Today, and only because you love them: a roundup. The focus? “Best Writing Advice.” Here are a few key suggestions turned up by a Google search.
1. Knuckle down. You’re gonna be at it for a while. This guy says it’ll take you at least ten years before you can expect to reap any rewards from your creative writing. I’d say it varies, but for the most part he’s right (even if he does use too many adjectives). Even Malcolm Gladwell says it takes about ten thousand hours of practice to become an expert at anything.
2. Don’t be repetitive. Uh oh: I think I’ve said this before. But at the risk of being, um, repetitive: be wary of using the same word too many times within one document, article, or – god forgive you – paragraph. In my writing for The Corporation, I’ve discovered I have an embarrassing fondness for the word rich. I’m always mentioning BC’s rich history, or the rich stories of this land, or the richly textured stories presented in the galleries and exhibitions. (Gets a bit rich after a while.) Word to the wise: Under the Edit menu, the “find” function is your loyal friend. It’ll help you locate and decimate those unintentional acts of repetition.

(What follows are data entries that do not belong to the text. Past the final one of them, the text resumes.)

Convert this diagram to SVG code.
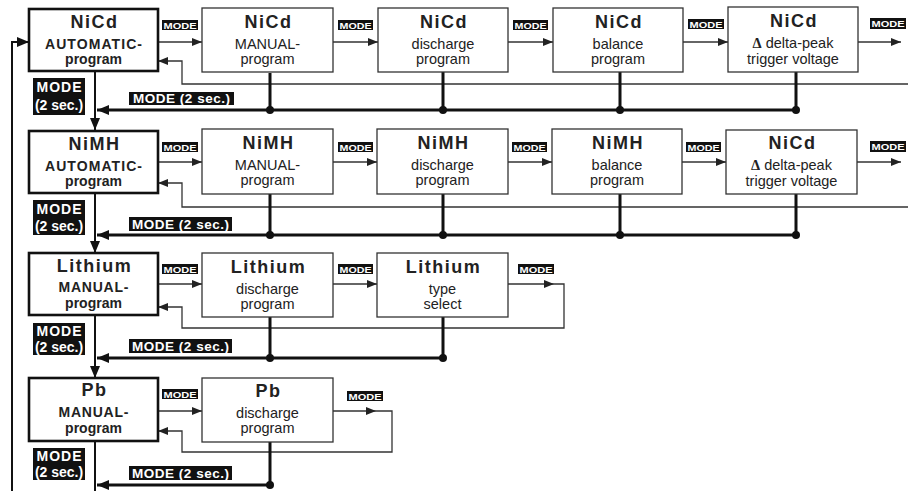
<svg xmlns="http://www.w3.org/2000/svg" width="908" height="491" viewBox="0 0 908 491">
<style>
.box{fill:#fff;stroke:#333;stroke-width:1.3}
.mbox{fill:#fff;stroke:#111;stroke-width:2.6}
.t{font-family:"Liberation Sans",Arial,sans-serif;text-anchor:middle;fill:#222}
.h{font-weight:bold;font-size:18px;letter-spacing:1.5px}
.b{font-weight:bold;font-size:14px}
.r{font-size:14.5px}
.d{font-family:"Liberation Serif","Times New Roman",serif;font-weight:bold}
.thin{fill:none;stroke:#333;stroke-width:1.3}
.med{fill:none;stroke:#111;stroke-width:2}
.thick{fill:none;stroke:#111;stroke-width:3}
.lr{fill:#111}
.lt{font-family:"Liberation Sans",Arial,sans-serif;font-weight:bold;fill:#fff;text-anchor:middle}
.sm{font-size:9.5px}
.bg{font-size:13.5px}
.dot{fill:#111}
.ah{fill:#222}
</style>
<defs>
<marker id="a" markerUnits="userSpaceOnUse" markerWidth="10" markerHeight="8" refX="10" refY="4" orient="auto"><path d="M0,0 L10,4 L0,8 z" fill="#222"/></marker>
<marker id="am" markerUnits="userSpaceOnUse" markerWidth="12" markerHeight="10" refX="12" refY="5" orient="auto"><path d="M0,0 L12,5 L0,10 z" fill="#111"/></marker>
</defs>

<g id="connectors">
<path class="med" d="M12,491 V42 H29" marker-end="url(#am)"/>
<!-- row 1 -->
<path class="med" d="M95,71 V130" marker-end="url(#am)"/>
<path class="thin" d="M158,42 H202" marker-end="url(#a)"/>
<path class="thin" d="M333,42 H378" marker-end="url(#a)"/>
<path class="thin" d="M508,42 H553" marker-end="url(#a)"/>
<path class="thin" d="M683,42 H728" marker-end="url(#a)"/>
<path class="thin" d="M858,42 H901" marker-end="url(#a)"/>
<path class="thin" d="M908,84 H182 V61 H158" marker-end="url(#a)"/>
<path class="thick" d="M270,73 V110 M443,72 V110 M620,72 V110 M796,72 V110"/>
<path class="thick" d="M796,110 H97" marker-end="url(#am)"/>
<circle class="dot" cx="270" cy="110" r="4"/><circle class="dot" cx="443" cy="110" r="4"/><circle class="dot" cx="620" cy="110" r="4"/><circle class="dot" cx="796" cy="110" r="4"/>
<!-- row 2 -->
<path class="med" d="M95,193 V253" marker-end="url(#am)"/>
<path class="thin" d="M158,162 H202" marker-end="url(#a)"/>
<path class="thin" d="M333,162 H377" marker-end="url(#a)"/>
<path class="thin" d="M508,162 H552" marker-end="url(#a)"/>
<path class="thin" d="M682,162 H726" marker-end="url(#a)"/>
<path class="thin" d="M857,162 H901" marker-end="url(#a)"/>
<path class="thin" d="M908,207 H182 V183 H158" marker-end="url(#a)"/>
<path class="thick" d="M270,194 V235 M443,194 V235 M620,194 V235 M796,194 V235"/>
<path class="thick" d="M796,235 H97" marker-end="url(#am)"/>
<circle class="dot" cx="270" cy="235" r="4"/><circle class="dot" cx="443" cy="235" r="4"/><circle class="dot" cx="620" cy="235" r="4"/><circle class="dot" cx="796" cy="235" r="4"/>
<!-- row 3 -->
<path class="med" d="M95,315 V378" marker-end="url(#am)"/>
<path class="thin" d="M158,284 H202" marker-end="url(#a)"/>
<path class="thin" d="M333,284 H377" marker-end="url(#a)"/>
<path class="thin" d="M508,284 H564 V328 H182 V307 H158" marker-end="url(#a)"/>
<path class="ah" d="M544,280 L554,284 L544,288 z"/>
<path class="thick" d="M270,317 V358 M443,317 V358"/>
<path class="thick" d="M443,358 H97" marker-end="url(#am)"/>
<circle class="dot" cx="270" cy="358" r="4"/><circle class="dot" cx="443" cy="358" r="4"/>
<!-- row 4 -->
<path class="med" d="M95,441 V491"/>
<path class="thin" d="M158,411 H202" marker-end="url(#a)"/>
<path class="thin" d="M333,411 H392 V452 H182 V431 H158" marker-end="url(#a)"/>
<path class="ah" d="M366,407 L376,411 L366,415 z"/>
<path class="thick" d="M270,442 V485"/>
<path class="thick" d="M270,485 H97" marker-end="url(#am)"/>
<circle class="dot" cx="270" cy="485" r="4"/>
</g>

<g id="labels">
<g class="lbl-small">
<rect class="lr" x="162" y="20" width="36" height="10"/><text class="lt sm" x="180" y="28.6" textLength="33" lengthAdjust="spacingAndGlyphs">MODE</text>
<rect class="lr" x="338" y="20" width="35" height="10"/><text class="lt sm" x="355.5" y="28.6" textLength="32" lengthAdjust="spacingAndGlyphs">MODE</text>
<rect class="lr" x="513" y="20" width="35" height="10"/><text class="lt sm" x="530.5" y="28.6" textLength="32" lengthAdjust="spacingAndGlyphs">MODE</text>
<rect class="lr" x="688" y="19" width="36" height="10"/><text class="lt sm" x="706" y="27.6" textLength="33" lengthAdjust="spacingAndGlyphs">MODE</text>
<rect class="lr" x="870" y="18" width="36" height="11"/><text class="lt sm" x="888" y="27" textLength="33" lengthAdjust="spacingAndGlyphs">MODE</text>
<rect class="lr" x="162" y="142" width="36" height="10"/><text class="lt sm" x="180" y="150.6" textLength="33" lengthAdjust="spacingAndGlyphs">MODE</text>
<rect class="lr" x="338" y="142" width="35" height="10"/><text class="lt sm" x="355.5" y="150.6" textLength="32" lengthAdjust="spacingAndGlyphs">MODE</text>
<rect class="lr" x="512" y="142" width="35" height="10"/><text class="lt sm" x="529.5" y="150.6" textLength="32" lengthAdjust="spacingAndGlyphs">MODE</text>
<rect class="lr" x="686" y="142" width="35" height="10"/><text class="lt sm" x="703.5" y="150.6" textLength="32" lengthAdjust="spacingAndGlyphs">MODE</text>
<rect class="lr" x="870" y="141" width="36" height="11"/><text class="lt sm" x="888" y="150" textLength="33" lengthAdjust="spacingAndGlyphs">MODE</text>
<rect class="lr" x="162" y="264" width="36" height="10"/><text class="lt sm" x="180" y="272.6" textLength="33" lengthAdjust="spacingAndGlyphs">MODE</text>
<rect class="lr" x="338" y="264" width="35" height="10"/><text class="lt sm" x="355.5" y="272.6" textLength="32" lengthAdjust="spacingAndGlyphs">MODE</text>
<rect class="lr" x="518" y="264" width="36" height="10"/><text class="lt sm" x="536" y="272.6" textLength="33" lengthAdjust="spacingAndGlyphs">MODE</text>
<rect class="lr" x="162" y="389" width="36" height="10"/><text class="lt sm" x="180" y="397.6" textLength="33" lengthAdjust="spacingAndGlyphs">MODE</text>
<rect class="lr" x="347" y="391" width="36" height="10"/><text class="lt sm" x="365" y="399.6" textLength="33" lengthAdjust="spacingAndGlyphs">MODE</text>
</g>
<g class="lbl-2sec">
<rect class="lr" x="129" y="92" width="105" height="13"/><text class="lt bg" x="181.5" y="103.3" textLength="97" lengthAdjust="spacing">MODE (2 sec.)</text>
<rect class="lr" x="129" y="217" width="103" height="14"/><text class="lt bg" x="180.5" y="228.8" textLength="97" lengthAdjust="spacing">MODE (2 sec.)</text>
<rect class="lr" x="129" y="339" width="103" height="14"/><text class="lt bg" x="180.5" y="350.8" textLength="97" lengthAdjust="spacing">MODE (2 sec.)</text>
<rect class="lr" x="129" y="466" width="103" height="14"/><text class="lt bg" x="180.5" y="477.8" textLength="97" lengthAdjust="spacing">MODE (2 sec.)</text>
<rect class="lr" x="33" y="78" width="52" height="37"/><text class="lt" font-size="14" x="59" y="92" textLength="45" lengthAdjust="spacing">MODE</text><text class="lt" font-size="14" x="59" y="110">(2 sec.)</text>
<rect class="lr" x="33" y="200" width="52" height="35"/><text class="lt" font-size="14" x="59" y="213.5" textLength="45" lengthAdjust="spacing">MODE</text><text class="lt" font-size="14" x="59" y="231">(2 sec.)</text>
<rect class="lr" x="33" y="323" width="52" height="32"/><text class="lt" font-size="14" x="59" y="336" textLength="45" lengthAdjust="spacing">MODE</text><text class="lt" font-size="14" x="59" y="352">(2 sec.)</text>
<rect class="lr" x="33" y="448" width="52" height="32"/><text class="lt" font-size="14" x="59" y="461" textLength="45" lengthAdjust="spacing">MODE</text><text class="lt" font-size="14" x="59" y="477">(2 sec.)</text>
</g>
</g>

<!-- row 1 nodes -->
<g id="nicd-auto"><rect class="mbox" x="29" y="9" width="129" height="62"/><text class="t h" x="94.5" y="28">NiCd</text><text class="t b" x="93.5" y="48.5" textLength="97" lengthAdjust="spacing">AUTOMATIC-</text><text class="t b" x="93.5" y="63.5">program</text></g>
<g id="nicd-manual"><rect class="box" x="202" y="8" width="131" height="64"/><text class="t h" x="268.5" y="28">NiCd</text><text class="t r" x="267.5" y="49">MANUAL-</text><text class="t r" x="267.5" y="64">program</text></g>
<g id="nicd-discharge"><rect class="box" x="378" y="8" width="130" height="64"/><text class="t h" x="444" y="28">NiCd</text><text class="t r" x="443" y="49">discharge</text><text class="t r" x="443" y="64">program</text></g>
<g id="nicd-balance"><rect class="box" x="553" y="8" width="130" height="64"/><text class="t h" x="619" y="28">NiCd</text><text class="t r" x="618" y="49">balance</text><text class="t r" x="618" y="64">program</text></g>
<g id="nicd-delta"><rect class="box" x="728" y="7" width="130" height="65"/><text class="t h" x="794" y="27">NiCd</text><text class="t r" x="793" y="48"><tspan class="d">Δ</tspan> delta-peak</text><text class="t r" x="793" y="64">trigger voltage</text></g>
<!-- row 2 nodes -->
<g id="nimh-auto"><rect class="mbox" x="29" y="131" width="129" height="62"/><text class="t h" x="94.5" y="150">NiMH</text><text class="t b" x="93.5" y="170.5" textLength="97" lengthAdjust="spacing">AUTOMATIC-</text><text class="t b" x="93.5" y="185.5">program</text></g>
<g id="nimh-manual"><rect class="box" x="202" y="129" width="131" height="65"/><text class="t h" x="268.5" y="149">NiMH</text><text class="t r" x="267.5" y="170">MANUAL-</text><text class="t r" x="267.5" y="185">program</text></g>
<g id="nimh-discharge"><rect class="box" x="377" y="129" width="131" height="65"/><text class="t h" x="443.5" y="149">NiMH</text><text class="t r" x="442.5" y="170">discharge</text><text class="t r" x="442.5" y="185">program</text></g>
<g id="nimh-balance"><rect class="box" x="552" y="129" width="130" height="65"/><text class="t h" x="618" y="149">NiMH</text><text class="t r" x="617" y="170">balance</text><text class="t r" x="617" y="185">program</text></g>
<g id="nimh-delta"><rect class="box" x="726" y="130" width="131" height="64"/><text class="t h" x="792.5" y="149">NiCd</text><text class="t r" x="791.5" y="170"><tspan class="d">Δ</tspan> delta-peak</text><text class="t r" x="791.5" y="186">trigger voltage</text></g>
<!-- row 3 nodes -->
<g id="li-manual"><rect class="mbox" x="29" y="253" width="129" height="62"/><text class="t h" x="94.5" y="272">Lithium</text><text class="t b" x="93.5" y="292" textLength="70" lengthAdjust="spacing">MANUAL-</text><text class="t b" x="93.5" y="307.5">program</text></g>
<g id="li-discharge"><rect class="box" x="202" y="253" width="131" height="64"/><text class="t h" x="268.5" y="273">Lithium</text><text class="t r" x="267.5" y="294">discharge</text><text class="t r" x="267.5" y="309">program</text></g>
<g id="li-type"><rect class="box" x="377" y="253" width="131" height="64"/><text class="t h" x="443.5" y="273">Lithium</text><text class="t r" x="442.5" y="294">type</text><text class="t r" x="442.5" y="309">select</text></g>
<!-- row 4 nodes -->
<g id="pb-manual"><rect class="mbox" x="29" y="378" width="129" height="63"/><text class="t h" x="94.5" y="396">Pb</text><text class="t b" x="93.5" y="417" textLength="70" lengthAdjust="spacing">MANUAL-</text><text class="t b" x="93.5" y="433">program</text></g>
<g id="pb-discharge"><rect class="box" x="202" y="378" width="131" height="64"/><text class="t h" x="268.5" y="397">Pb</text><text class="t r" x="267.5" y="418">discharge</text><text class="t r" x="267.5" y="433">program</text></g>
</svg>
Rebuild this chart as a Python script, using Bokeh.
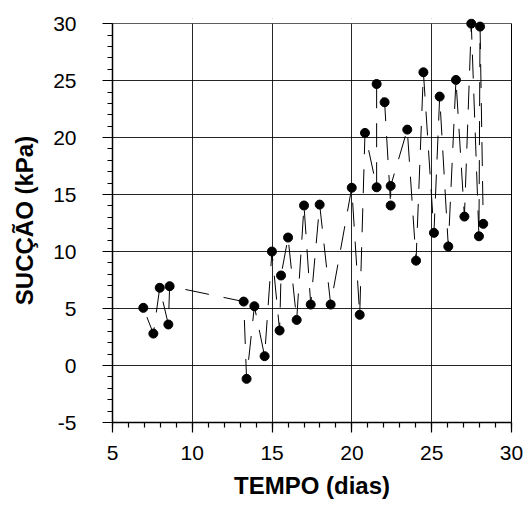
from bokeh.plotting import figure
from bokeh.models import (FixedTicker, ColumnDataSource, PrintfTickFormatter,
                          LinearAxis, BoxAnnotation)
from bokeh.embed import file_html
from bokeh.resources import INLINE

# Data (connection order)
tempo = [6.93, 7.56, 7.96, 8.50, 8.58, 13.22, 13.40, 13.89, 14.53, 14.99,
         15.47, 15.56, 16.00, 16.54, 17.00, 17.42, 17.98, 18.67, 19.99, 20.49,
         20.82, 21.55, 21.55, 22.05, 22.43, 22.43, 23.47, 24.02, 24.48, 25.14,
         25.50, 26.04, 26.52, 27.05, 27.48, 27.96, 28.03, 28.23]
succao = [5.06, 2.80, 6.82, 3.60, 6.96, 5.61, -1.17, 5.20, 0.82, 10.00,
          3.07, 7.90, 11.23, 4.00, 14.04, 5.35, 14.12, 5.35, 15.60, 4.45,
          20.41, 15.64, 24.70, 23.10, 14.04, 15.76, 20.70, 9.20, 25.73, 11.64,
          23.60, 10.44, 25.06, 13.07, 30.00, 11.34, 29.74, 12.43]

x_ticks = [5, 10, 15, 20, 25, 30]
y_ticks = [-5, 0, 5, 10, 15, 20, 25, 30]
x_minor = list(range(5, 31))
y_minor = list(range(-5, 31))
x_label = "TEMPO (dias)"
y_label = "SUCÇÃO (kPa)"

src = ColumnDataSource(dict(x=tempo, y=succao))

p = figure(width=525, height=505, x_range=(5, 30), y_range=(-5, 30.45),
           output_backend="svg", toolbar_location=None,
           min_border_left=112, min_border_right=14,
           min_border_top=18, min_border_bottom=83)
p.background_fill_color = "white"
p.border_fill_color = "white"
p.outline_line_color = None

p.xgrid.ticker = FixedTicker(ticks=x_ticks)
p.ygrid.ticker = FixedTicker(ticks=y_ticks)
p.grid.grid_line_color = "black"
p.grid.grid_line_width = 1
p.grid.grid_line_alpha = 0.85

# hide the grid stubs above the top line (frame extended so top markers are not clipped)
p.add_layout(BoxAnnotation(bottom=30.04, fill_color="white", fill_alpha=1.0,
                           line_color=None, level="underlay"))

p.line("x", "y", source=src, line_color="black", line_width=1,
       line_dash="24 15", line_dash_offset=29)
p.scatter("x", "y", source=src, size=9, fill_color="black", line_color="black")

for ax, ticks, minor in ((p.xaxis[0], x_ticks, x_minor), (p.yaxis[0], y_ticks, y_minor)):
    ax.ticker = FixedTicker(ticks=ticks, minor_ticks=minor)
    ax.formatter = PrintfTickFormatter(format="%d")
    ax.axis_line_color = "black"
    ax.axis_line_width = 1.5
    ax.major_tick_line_color = "black"
    ax.minor_tick_line_color = "black"
    ax.major_tick_line_width = 1.2
    ax.minor_tick_line_width = 1.2
    ax.major_tick_in = 0
    ax.major_tick_out = 10
    ax.minor_tick_in = 0
    ax.minor_tick_out = 5
    ax.major_label_text_font = "Liberation Sans"
    ax.major_label_text_font_size = "21px"
    ax.major_label_text_color = "black"
    ax.axis_label_text_font = "Liberation Sans"
    ax.axis_label_text_font_style = "bold"
    ax.axis_label_text_font_size = "24px"
    ax.axis_label_text_color = "black"

p.yaxis.bounds = (-5, 30)
p.xaxis.axis_label = x_label
p.xaxis.major_label_standoff = 13
p.yaxis.major_label_standoff = 26
p.xaxis.axis_label_standoff = 9

# right frame line
right_axis = LinearAxis(ticker=FixedTicker(ticks=[]), bounds=(-5, 30),
                        axis_line_color="black", axis_line_width=1,
                        major_tick_line_color=None, minor_tick_line_color=None,
                        major_label_text_font_size="0px", major_label_standoff=0)
p.add_layout(right_axis, "right")

# y axis title (centred on 0..30 as in the reference)
title_axis = LinearAxis(ticker=FixedTicker(ticks=[]), bounds=(0, 30),
                        axis_line_color=None,
                        major_tick_line_color=None, minor_tick_line_color=None,
                        major_tick_out=0, minor_tick_out=0,
                        major_label_text_font_size="0px", major_label_standoff=0,
                        axis_label=y_label, axis_label_standoff=13,
                        axis_label_text_font="Liberation Sans",
                        axis_label_text_font_style="bold",
                        axis_label_text_font_size="24px",
                        axis_label_text_color="black")
p.add_layout(title_axis, "left")

open("out.html", "w").write(file_html(p, INLINE))
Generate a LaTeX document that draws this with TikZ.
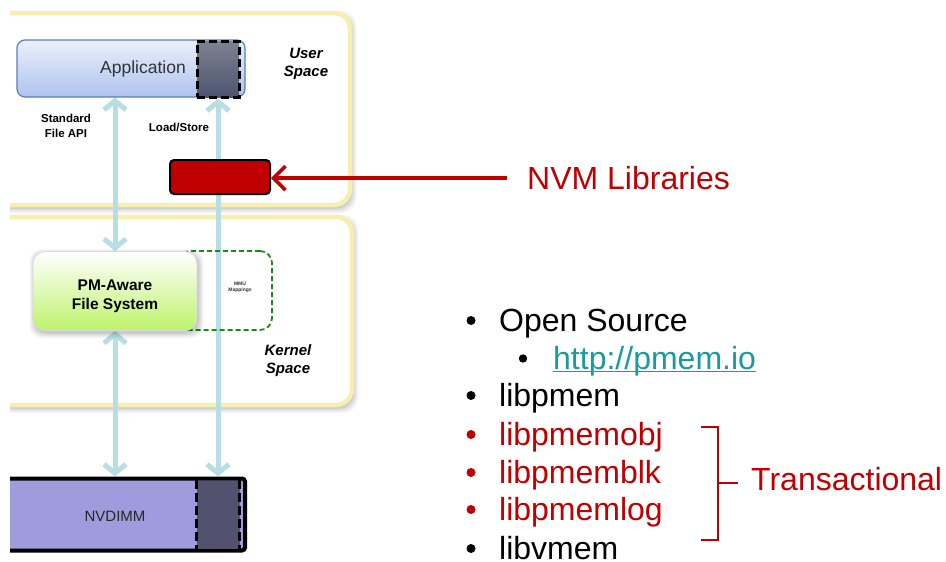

(And what’s with my little rich obsession, anyway?)
3. The art of writing is the art of applying the seat of the pants to the seat of the chair. It’s a golden oldie, isn’t it? But while this adage may have held true a dozen years ago or more, you don’t need me to tell you that email, Facebook, twitter, YouTube and millions of other time wasters are just waiting for the seat of your pants to park themselves in front of the computer. I still haven’t figured out how to ignore these and other distractions when I’ve got Stuff To Write. If there were one on the market today, I’d put my hard-earned money toward an app that locks me out of cyberspace for 90-minute intervals, thereby forcing me to work. (According to Tony Schwartz, author of The Power of Full Engagement, ninety minutes is about how long our brains can remain productively focused on a single task. I am patiently, agonizingly working my way up from four.)
4. Show, don’t tell. “Don’t tell me the moon is shining; show me the glint of light on broken glass,” wrote Anton Chekhov. Closely related to this is E.L. Doctorow’s suggestion that “Good writing is supposed to evoke sensation in the reader – not the fact that it is raining, but the feeling of being rained upon.”
I agree. In fact, I agree so much that I’ve alluded to it in a previous post somewhere, but I can’t find it right now and it’s getting late, so you’re just going to have to trust me on this one.
So here we have four reasonably good pieces of advice about how to approach the craft of writing. But I gotta leave the last words – the best advice of all – to C.S. Lewis, creator of the Narnia series and igniter of children’s imaginations the world over (and, coincidentally, sharer of my birth date):
5. “Always write (and read) with the ear, not the eye. You should hear every sentence you write as if it was being read aloud or spoken.” Every time I sit down to write to you through Infernal Memo, I want to say things just this way. I don’t believe I succeed very often, because I don’t tend to speak in run-on sentences and in the real world I can never relay stories in any sort of logical manner and I’m not even particularly funny in person. But I like it, this act of trying to write the same way I talk. Just like you’re sitting across from me in the saggy, mauve, edges-rubbed-away wingback chair – or better yet, across the table over a cup of coffee and gingerbread at Bubby Rose’s.
Here’s my question to you, in three parts: when you write, do you hear your voice saying the words? Do you hear inflections and pauses? Do you try out syllables and parts of words on your tongue as you wait for the right ones to come?